Though we are always part of some reality, we are usually unable to appreciate or retain its visual and sonic aspects. They are forever transient and overly rich for our meager capacity of assimilation. Goethe's Faust drops dead when his questing spirit envisions an actual moment of true beauty and he wills it to "Verweile doch, du bist so scho" (Stay then, thou art so fair). As T. S. Eliot said, humankind cannot bear very much reality-whether or not it is beautiful. In cinematic media, this all-too-human frailty is somewhat overcome. The real and beautiful is renewed in a lively simulacrum through which its enduring properties can shine forth without losing their own essential quality.
Even the unrealistic tricks that occur in Méliès's films-or in the animation and special effects that are familiar to us nowadays -are readily accepted because they instigate a feeling of something that we know as factual and available to direct perception. Far from defeating or curtailing our sense of reality, the formalistic elements in film enable us to watch and to understand a great deal that would otherwise elude us as our consciousness moves in whatever trajectory it may follow from day to day.

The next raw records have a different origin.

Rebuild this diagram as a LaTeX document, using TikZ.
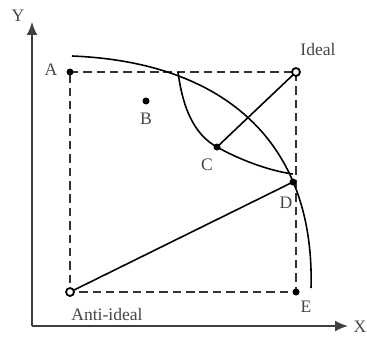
\documentclass[tikz,border=0pt]{standalone}
\usepackage{fontspec}
\setmainfont{Liberation Serif}
\usetikzlibrary{arrows.meta}
\definecolor{lblgray}{RGB}{70,70,70}
\newcommand{\drawaxis}{\draw[line width=1.1pt, black!75, -{Latex[length=2.6mm,width=2.2mm]}]}
\newcommand{\drawbound}{\draw[line width=0.9pt, black!80, dash pattern=on 4.8pt off 2.8pt]}
\tikzset{lbl/.style={text=lblgray, font=\fontsize{10}{12}\selectfont, inner sep=1pt}}

\begin{document}
\begin{tikzpicture}[x=0.02cm, y=-0.02cm]
        \useasboundingbox (0,0) rectangle (367,341);

        % Draw axes
        \coordinate (o) at (32,326);
        \coordinate (yend) at (32,22);
        \coordinate (xend) at (348,326);
        \drawaxis (o) -- (yend);
        \drawaxis (o) -- (xend);

        % Draw bullets
        \coordinate (A) at (70,72);
        \coordinate (ideal) at (296,72);
        \coordinate (anti) at (70,292);
        \coordinate (E) at (296,292);
        \coordinate (B) at (146,101);
        \coordinate (C) at (217,147);
        \coordinate (D) at (293,182);
        \coordinate (cross) at (178,72);
        \coordinate (lensend) at (293,174);
        \coordinate (arcstart) at (72,56);
        \coordinate (arcend) at (311,288);

        % Draw dashed box
        \drawbound (A) -- (ideal) -- (E) -- (anti) -- cycle;

        % Draw frontier and lens
        \draw[line width=0.9pt] (arcstart) .. controls (222,62) and (315,140) .. (arcend);
        \draw[line width=0.9pt] (cross) .. controls (183,110) and (195,135) .. (C)
            .. controls (240,160) and (270,171) .. (lensend);

        % Draw distances
        \draw[line width=0.9pt] (ideal) -- (C);
        \draw[line width=0.9pt] (anti) -- (D);

        \fill (A) circle (3.5);
        \fill (B) circle (3.5);
        \fill (C) circle (3.5);
        \fill (D) circle (3.5);
        \fill (E) circle (3.5);
        \draw[line width=1pt, fill=white] (ideal) circle (4);
        \draw[line width=1pt, fill=white] (anti) circle (4);

        \node[lbl] (ylab) at (18,16) {Y};
        \node[lbl] (xlab) at (360,327) {X};
        \node[lbl] (Alab) at (51,70) {A};
        \node[lbl] (Blab) at (146,119) {B};
        \node[lbl] (Clab) at (207,165) {C};
        \node[lbl] (Dlab) at (286,203) {D};
        \node[lbl] (Elab) at (306,307) {E};
        \node[lbl] (ideallab) at (318,49) {Ideal};
        \node[lbl] (antilab) at (107,314) {Anti-ideal};
    \end{tikzpicture}
\end{document}
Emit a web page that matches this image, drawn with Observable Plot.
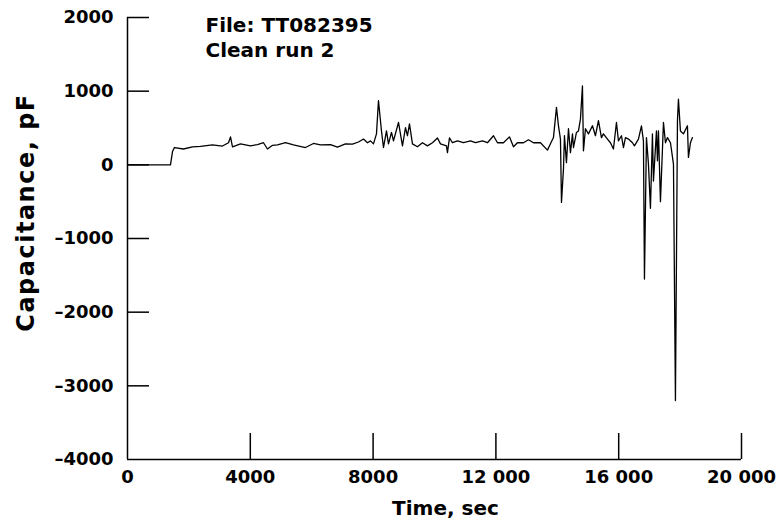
<!DOCTYPE html>
<html><head><meta charset="utf-8">
<script src="https://cdn.jsdelivr.net/npm/d3@7"></script>
<script src="https://cdn.jsdelivr.net/npm/@observablehq/plot@0.6"></script>
<style>body{margin:0;background:#fff}</style>
</head><body><div id="chart"></div>
<script>
const timeSec = [0,1400,1466,1530,1824,2117,2378,2768,3094,3290,3355,3420,3680,4006,4234,4430,4560,4723,4886,5146,5407,5797,6058,6286,6612,6840,7100,7328,7524,7687,7817,7915,8012,8110,8175,8273,8338,8436,8501,8599,8664,8827,8957,9055,9120,9185,9282,9445,9608,9771,9934,10097,10195,10390,10422,10488,10585,10748,10943,11172,11334,11562,11725,11921,12051,12246,12441,12572,12702,12898,13060,13223,13451,13679,13777,13875,13973,14038,14103,14136,14201,14233,14298,14364,14429,14494,14527,14624,14689,14754,14819,14852,14917,15015,15145,15243,15340,15438,15503,15634,15731,15829,15927,15992,16090,16155,16220,16318,16448,16513,16643,16741,16806,16839,16904,16969,17034,17099,17132,17230,17262,17295,17360,17458,17523,17588,17686,17784,17848,17914,17946,18011,18109,18239,18272,18337,18402];
const capacitancePF = [0,0,180,235,215,245,250,270,255,300,380,245,285,258,275,300,215,265,270,300,270,235,290,270,275,240,285,280,310,350,300,325,285,420,870,460,235,460,285,440,325,575,258,505,395,555,285,245,300,258,300,365,285,258,165,365,300,325,300,325,300,325,300,395,300,300,380,245,300,300,340,300,300,200,285,370,780,530,350,-510,-55,395,30,490,165,420,235,440,460,620,1070,190,490,420,530,395,600,370,420,350,300,215,575,325,395,235,370,350,300,258,350,530,325,-1550,370,10,-590,420,-220,460,55,460,-500,575,300,370,300,10,-3200,600,890,460,420,530,100,300,370];
const xTicks = [0, 4000, 8000, 12000, 16000, 20000];
const xTickLabels = ["0", "4000", "8000", "12 000", "16 000", "20 000"];
const yTicks = [-4000, -3000, -2000, -1000, 0, 1000, 2000];
const yTickLabels = ["–4000", "–3000", "–2000", "–1000", "0", "1000", "2000"];
const xTitle = "Time, sec";
const yTitle = "Capacitance, pF";
const noteFile = "File: TT082395";
const noteRun = "Clean run 2";

const data = timeSec.map((t, i) => ({t, v: capacitancePF[i]}));
const xLab = new Map(xTicks.map((d, i) => [d, xTickLabels[i]]));
const yLab = new Map(yTicks.map((d, i) => [d, yTickLabels[i]]));

const W = 781, H = 529, ML = 127, MR = 40, MT = 17, MB = 70;
const fw = W - ML - MR, fh = H - MT - MB;
const xDom = [0, 20000];
const yTickLen = 22 * (xDom[1] - xDom[0]) / fw; // 22 px expressed in x units

const chart = Plot.plot({
  width: W, height: H,
  marginLeft: ML, marginRight: MR, marginTop: MT, marginBottom: MB,
  style: {fontFamily: "'DejaVu Sans', sans-serif", fontWeight: "bold", color: "#000", background: "#fff"},
  x: {domain: xDom},
  y: {domain: [-4000, 2000]},
  marks: [
    Plot.axisX(xTicks, {tickSize: 0, tickPadding: 11, tickFormat: d => xLab.get(d), fontSize: 18, fontWeight: "bold", label: null}),
    Plot.axisY(yTicks, {tickSize: 0, tickPadding: 14, tickFormat: d => yLab.get(d), fontSize: 18, fontWeight: "bold", label: null}),
    Plot.ruleX([0], {stroke: "#000", strokeWidth: 1.5}),
    Plot.ruleY([-4000], {stroke: "#000", strokeWidth: 1.5}),
    Plot.ruleY(yTicks.filter(d => d > -4000), {y: d => d, x1: xDom[0], x2: xDom[0] + yTickLen, stroke: "#000", strokeWidth: 1.5}),
    Plot.tickX(xTicks.filter(d => d > 0), {x: d => d, insetTop: fh - 26, stroke: "#000", strokeWidth: 1.5}),
    Plot.line(data, {x: "t", y: "v", stroke: "#000", strokeWidth: 1.3}),
    Plot.text([yTitle], {text: d => d, frameAnchor: "left", textAnchor: "middle", lineAnchor: "middle", rotate: -90, dx: -101, dy: -26, fontSize: 24, fontWeight: "bold", fill: "#000"}),
    Plot.text([xTitle], {text: d => d, frameAnchor: "bottom", textAnchor: "middle", lineAnchor: "middle", dx: 11, dy: 49, fontSize: 20, fontWeight: "bold", fill: "#000"}),
    Plot.text([noteFile], {text: d => d, frameAnchor: "top-left", textAnchor: "start", lineAnchor: "middle", dx: 78, dy: 8, fontSize: 20, fontWeight: "bold", fill: "#000"}),
    Plot.text([noteRun], {text: d => d, frameAnchor: "top-left", textAnchor: "start", lineAnchor: "middle", dx: 78, dy: 33, fontSize: 20, fontWeight: "bold", fill: "#000"})
  ]
});
d3.select(chart).selectAll("text").filter(function() { return this.textContent === yTitle; }).attr("letter-spacing", "1.5");
document.getElementById("chart").appendChild(chart);
</script>
</body></html>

The realist ontology or aesthetics defended by thinkers like Andre Bazin, Siegfried Kracauer, and others is therefore very plausible within its limits. These writers, and those who interpret the nature of film as they do, recognize the role of epiphany in the creation and enjoyment of film. In elaborating their philosophical vision, they use varied terminology; but it generally remains fairly uniform with respect to the notion of a showing forth by means of cinematic art which they deem definitive to it. The Joycean concept is thus attuned to the realism of film as well as literature. Though Joyce was primarily concerned with the latter, he treats it as itself analogous to what occurs in photography and motion pictures.